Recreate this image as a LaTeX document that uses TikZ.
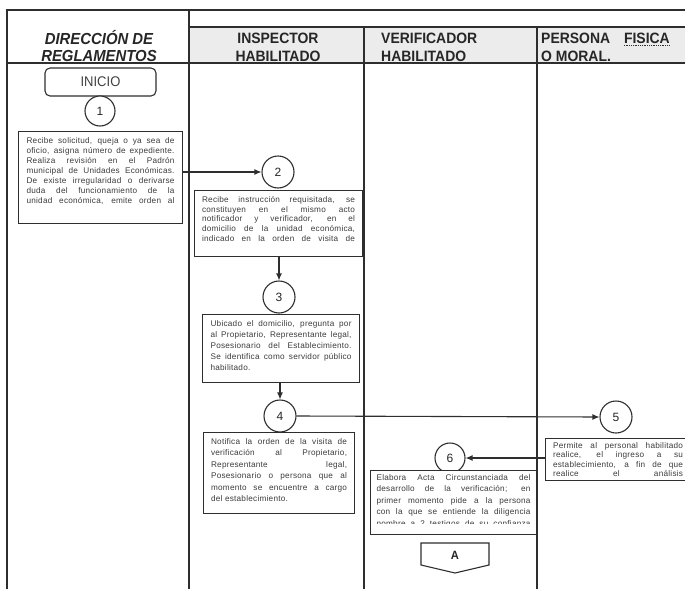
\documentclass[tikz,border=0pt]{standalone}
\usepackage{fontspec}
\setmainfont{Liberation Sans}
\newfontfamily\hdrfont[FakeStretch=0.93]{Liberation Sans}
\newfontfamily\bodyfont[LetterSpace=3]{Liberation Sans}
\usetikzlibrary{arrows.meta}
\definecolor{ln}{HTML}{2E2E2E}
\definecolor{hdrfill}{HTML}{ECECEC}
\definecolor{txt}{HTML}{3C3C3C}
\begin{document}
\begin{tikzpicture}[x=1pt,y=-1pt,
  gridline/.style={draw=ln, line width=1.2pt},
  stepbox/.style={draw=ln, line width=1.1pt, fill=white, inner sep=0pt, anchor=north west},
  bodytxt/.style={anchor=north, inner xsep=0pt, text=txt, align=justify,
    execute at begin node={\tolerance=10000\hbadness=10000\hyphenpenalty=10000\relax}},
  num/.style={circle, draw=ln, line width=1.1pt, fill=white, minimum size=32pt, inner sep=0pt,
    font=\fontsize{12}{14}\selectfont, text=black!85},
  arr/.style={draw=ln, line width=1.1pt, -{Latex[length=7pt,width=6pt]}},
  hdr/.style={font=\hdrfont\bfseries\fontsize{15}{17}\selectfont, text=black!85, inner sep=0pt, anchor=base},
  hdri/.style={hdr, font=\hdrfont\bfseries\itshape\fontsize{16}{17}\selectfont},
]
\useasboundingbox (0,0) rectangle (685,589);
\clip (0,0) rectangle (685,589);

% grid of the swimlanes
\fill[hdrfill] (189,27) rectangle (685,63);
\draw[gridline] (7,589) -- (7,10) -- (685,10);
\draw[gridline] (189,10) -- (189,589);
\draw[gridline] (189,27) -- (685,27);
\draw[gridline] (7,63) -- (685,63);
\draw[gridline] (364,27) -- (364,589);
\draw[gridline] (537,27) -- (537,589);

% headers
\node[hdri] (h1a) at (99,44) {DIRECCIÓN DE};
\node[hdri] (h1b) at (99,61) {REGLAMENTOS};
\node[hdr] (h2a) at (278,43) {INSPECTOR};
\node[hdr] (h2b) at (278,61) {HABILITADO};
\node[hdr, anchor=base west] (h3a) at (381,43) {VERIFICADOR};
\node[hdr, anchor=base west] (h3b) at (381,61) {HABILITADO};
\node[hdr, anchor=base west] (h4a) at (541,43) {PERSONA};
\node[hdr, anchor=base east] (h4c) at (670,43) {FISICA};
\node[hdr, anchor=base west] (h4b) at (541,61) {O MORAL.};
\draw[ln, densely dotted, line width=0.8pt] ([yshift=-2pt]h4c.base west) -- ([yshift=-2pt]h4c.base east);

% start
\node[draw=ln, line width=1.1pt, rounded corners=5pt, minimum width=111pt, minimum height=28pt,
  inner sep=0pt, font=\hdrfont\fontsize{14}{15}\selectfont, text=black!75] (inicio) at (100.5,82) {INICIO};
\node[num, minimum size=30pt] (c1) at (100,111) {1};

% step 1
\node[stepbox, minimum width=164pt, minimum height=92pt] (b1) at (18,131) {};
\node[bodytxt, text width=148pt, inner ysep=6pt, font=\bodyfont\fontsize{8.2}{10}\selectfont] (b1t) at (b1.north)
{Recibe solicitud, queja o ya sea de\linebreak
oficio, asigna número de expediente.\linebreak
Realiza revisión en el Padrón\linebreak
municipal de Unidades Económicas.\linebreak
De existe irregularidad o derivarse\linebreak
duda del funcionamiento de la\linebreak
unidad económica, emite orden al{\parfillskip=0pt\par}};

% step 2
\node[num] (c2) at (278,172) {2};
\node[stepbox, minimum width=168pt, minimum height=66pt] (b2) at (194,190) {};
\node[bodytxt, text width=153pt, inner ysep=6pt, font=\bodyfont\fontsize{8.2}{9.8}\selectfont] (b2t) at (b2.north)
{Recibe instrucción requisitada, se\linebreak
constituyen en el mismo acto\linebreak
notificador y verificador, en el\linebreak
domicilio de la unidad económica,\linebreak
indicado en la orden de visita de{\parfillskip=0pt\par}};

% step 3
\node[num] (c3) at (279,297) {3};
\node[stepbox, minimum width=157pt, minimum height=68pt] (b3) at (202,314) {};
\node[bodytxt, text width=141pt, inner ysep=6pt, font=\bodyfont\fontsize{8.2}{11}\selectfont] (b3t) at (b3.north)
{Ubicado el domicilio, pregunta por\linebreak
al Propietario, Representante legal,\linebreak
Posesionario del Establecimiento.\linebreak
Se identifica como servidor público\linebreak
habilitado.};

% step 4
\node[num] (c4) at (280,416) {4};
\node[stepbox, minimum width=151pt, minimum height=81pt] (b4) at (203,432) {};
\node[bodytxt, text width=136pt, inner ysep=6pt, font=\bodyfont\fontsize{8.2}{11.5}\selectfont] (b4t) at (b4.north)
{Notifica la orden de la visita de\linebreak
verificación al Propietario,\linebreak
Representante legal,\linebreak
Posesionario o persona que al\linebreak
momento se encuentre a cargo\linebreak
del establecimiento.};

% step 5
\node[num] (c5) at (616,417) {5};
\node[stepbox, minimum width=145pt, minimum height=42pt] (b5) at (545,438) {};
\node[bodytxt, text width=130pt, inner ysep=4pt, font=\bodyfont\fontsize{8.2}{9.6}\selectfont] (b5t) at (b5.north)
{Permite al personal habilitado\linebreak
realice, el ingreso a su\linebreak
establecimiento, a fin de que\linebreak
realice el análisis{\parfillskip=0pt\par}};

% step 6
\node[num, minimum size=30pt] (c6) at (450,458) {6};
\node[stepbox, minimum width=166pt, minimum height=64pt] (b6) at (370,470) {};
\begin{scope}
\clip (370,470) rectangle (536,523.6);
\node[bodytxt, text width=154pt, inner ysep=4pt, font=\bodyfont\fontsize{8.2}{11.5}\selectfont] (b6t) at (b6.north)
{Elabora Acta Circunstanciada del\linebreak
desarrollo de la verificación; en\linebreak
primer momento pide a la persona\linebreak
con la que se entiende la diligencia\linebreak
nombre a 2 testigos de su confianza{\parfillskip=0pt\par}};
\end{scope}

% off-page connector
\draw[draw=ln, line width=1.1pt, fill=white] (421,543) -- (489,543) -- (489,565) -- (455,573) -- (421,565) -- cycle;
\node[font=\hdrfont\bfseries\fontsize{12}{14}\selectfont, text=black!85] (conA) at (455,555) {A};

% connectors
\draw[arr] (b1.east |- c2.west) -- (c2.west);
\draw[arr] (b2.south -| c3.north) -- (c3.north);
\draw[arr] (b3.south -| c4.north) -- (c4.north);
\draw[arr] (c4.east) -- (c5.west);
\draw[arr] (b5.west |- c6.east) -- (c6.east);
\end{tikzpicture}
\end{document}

==

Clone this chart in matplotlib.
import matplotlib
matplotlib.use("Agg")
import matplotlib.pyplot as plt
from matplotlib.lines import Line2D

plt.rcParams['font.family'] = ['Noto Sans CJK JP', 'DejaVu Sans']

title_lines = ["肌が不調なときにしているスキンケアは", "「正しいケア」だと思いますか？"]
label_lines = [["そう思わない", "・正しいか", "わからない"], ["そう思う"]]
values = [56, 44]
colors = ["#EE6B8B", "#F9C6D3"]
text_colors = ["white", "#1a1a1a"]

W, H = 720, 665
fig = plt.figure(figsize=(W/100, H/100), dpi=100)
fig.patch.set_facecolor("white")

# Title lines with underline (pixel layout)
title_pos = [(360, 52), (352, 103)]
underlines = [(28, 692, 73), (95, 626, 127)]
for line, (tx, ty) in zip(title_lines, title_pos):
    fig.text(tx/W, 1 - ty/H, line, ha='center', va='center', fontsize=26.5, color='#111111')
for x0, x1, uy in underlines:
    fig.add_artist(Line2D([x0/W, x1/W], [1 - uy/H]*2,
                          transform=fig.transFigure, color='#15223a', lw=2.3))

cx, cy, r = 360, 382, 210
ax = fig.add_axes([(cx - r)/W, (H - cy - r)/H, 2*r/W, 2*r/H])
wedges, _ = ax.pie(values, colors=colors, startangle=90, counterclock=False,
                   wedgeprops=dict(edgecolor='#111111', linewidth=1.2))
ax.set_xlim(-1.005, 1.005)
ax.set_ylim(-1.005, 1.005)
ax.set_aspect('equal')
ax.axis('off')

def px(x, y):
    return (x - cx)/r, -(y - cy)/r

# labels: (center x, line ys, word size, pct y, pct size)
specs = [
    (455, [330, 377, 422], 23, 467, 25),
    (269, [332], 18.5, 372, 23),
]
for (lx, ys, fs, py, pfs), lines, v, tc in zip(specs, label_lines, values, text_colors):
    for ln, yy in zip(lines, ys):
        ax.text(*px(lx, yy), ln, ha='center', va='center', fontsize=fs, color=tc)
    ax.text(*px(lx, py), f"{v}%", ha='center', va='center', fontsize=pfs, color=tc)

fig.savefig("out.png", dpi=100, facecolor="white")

Aim -> Only the number is wanted: how many lines of these entries contain the string "this"?

Completed exercise -> 2